William Thomson (1824-1907), the future Lord Kelvin, introduces his own formulation of the second principle of thermodynamics in the memoir On the dynamical theory of heat, reprinted several times since 1852. As in the case of Carnot, Thomson’s statement (page 265, point 12, in italics) also exploits the axiomatic negation of perpetual motion. Point 13 clarifies: “let A and B be two thermo-dynamic engines [...] and let [...] A derive more work from a given quantity of heat than B, when their sources and refrigerators are at the same temperatures, respectively.
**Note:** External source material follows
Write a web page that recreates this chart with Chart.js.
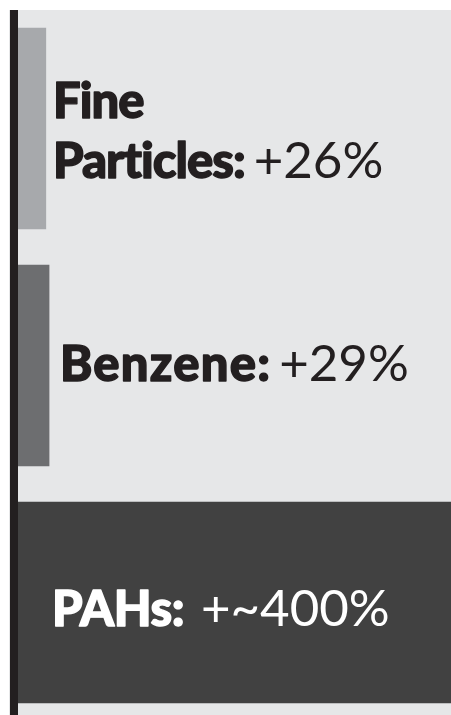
<!DOCTYPE html>
<html>
<head>
<meta charset="utf-8">
<script src="https://cdn.jsdelivr.net/npm/chart.js@4"></script>
<style>
  html, body { margin: 0; padding: 0; background: #ffffff; overflow: hidden; }
  #wrap { width: 451px; height: 715px; overflow: hidden; position: relative; }
  canvas { display: block; }
</style>
</head>
<body>
<div id="wrap"><canvas id="c" width="451" height="725"></canvas></div>
<script>
// ---- data ----
const categories = ['Fine Particles', 'Benzene', 'PAHs'];
const labelLines = [['Fine', 'Particles:'], ['Benzene:'], ['PAHs:']];
const valueLabels = ['+26%', '+29%', '+~400%'];
const increases = [26, 29, 400];

const barColors = ['#a7a9ac', '#6d6e70', '#414141'];
const textColors = ['#231f20', '#231f20', '#ffffff'];

const panelPlugin = {
  id: 'panel',
  beforeDraw(chart) {
    const ctx = chart.ctx;
    ctx.save();
    ctx.fillStyle = '#e6e7e8';
    ctx.fillRect(9, 10, chart.width - 9, chart.height - 10);
    ctx.restore();
  },
  afterDatasetsDraw(chart) {
    const ctx = chart.ctx, a = chart.chartArea;
    ctx.save();
    ctx.fillStyle = '#231f20';
    ctx.fillRect(a.left - 8, 10, 8, chart.height - 10);
    const meta = chart.getDatasetMeta(0);
    const boldFont = '900 49px Lato, "Open Sans", sans-serif';
    const regFont = '400 51px Lato, "Open Sans", sans-serif';
    const cfg = [
      { x: 53, dy: [-11, 49], gap: 9, ls: '-1px' },
      { x: 60, dy: [15], gap: 8, ls: '1.2px' },
      { x: 52, dy: [23], gap: 17, ls: '-0.5px' }
    ];
    ctx.textBaseline = 'alphabetic';
    ctx.textAlign = 'left';
    ctx.lineJoin = 'round';
    meta.data.forEach((bar, i) => {
      const c = cfg[i];
      const lines = labelLines[i];
      ctx.fillStyle = textColors[i];
      ctx.strokeStyle = textColors[i];
      let lastEnd = 0, lastY = 0;
      lines.forEach((ln, j) => {
        const y = bar.y + c.dy[j];
        ctx.font = boldFont;
        ctx.letterSpacing = c.ls;
        ctx.lineWidth = 1.4;
        ctx.fillText(ln, c.x, y);
        ctx.strokeText(ln, c.x, y);
        lastEnd = c.x + ctx.measureText(ln).width;
        lastY = y;
      });
      ctx.font = regFont;
      ctx.letterSpacing = '0px';
      ctx.fillText(valueLabels[i], lastEnd + c.gap, lastY);
    });
    ctx.restore();
  }
};

new Chart(document.getElementById('c'), {
  type: 'bar',
  data: {
    labels: categories,
    datasets: [{
      data: increases,
      backgroundColor: barColors,
      borderWidth: 0,
      categoryPercentage: 1,
      barPercentage: 0.851
    }]
  },
  options: {
    indexAxis: 'y',
    responsive: false,
    devicePixelRatio: 1,
    animation: false,
    layout: { padding: { left: 18, right: 0, top: 10, bottom: 4 } },
    plugins: { legend: { display: false }, tooltip: { enabled: false } },
    scales: {
      x: { display: false, min: 0, max: 400 },
      y: { display: false }
    }
  },
  plugins: [panelPlugin]
});
</script>
</body>
</html>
Then, on account of the condition of complete reversibility [...], B may be worked backwards, and made to restore any quantity of heat to its source, by the expenditure of the amount of work which [...] it would derive from the same quantity of heat. If, therefore, B be [...] made to restore to the source of A [...] as much heat as has been drawn from it during a certain period of the working of A, a smaller amount of work will be spent thus than was gained by the working of A. Hence, if such a series of operations of A forwards and of B backwards be continued, […] there will result a continued production of work without any continued abstraction of heat from the source [...] and [...] there must be more heat abstracted, from the refrigerator by the working of B backwards than is deposited in it by A. […] We should thus have a self-acting machine, capable of drawing heat constantly from a body surrounded by others at a higher temperature, and converting it into mechanical effect. But this is contrary to the axiom.”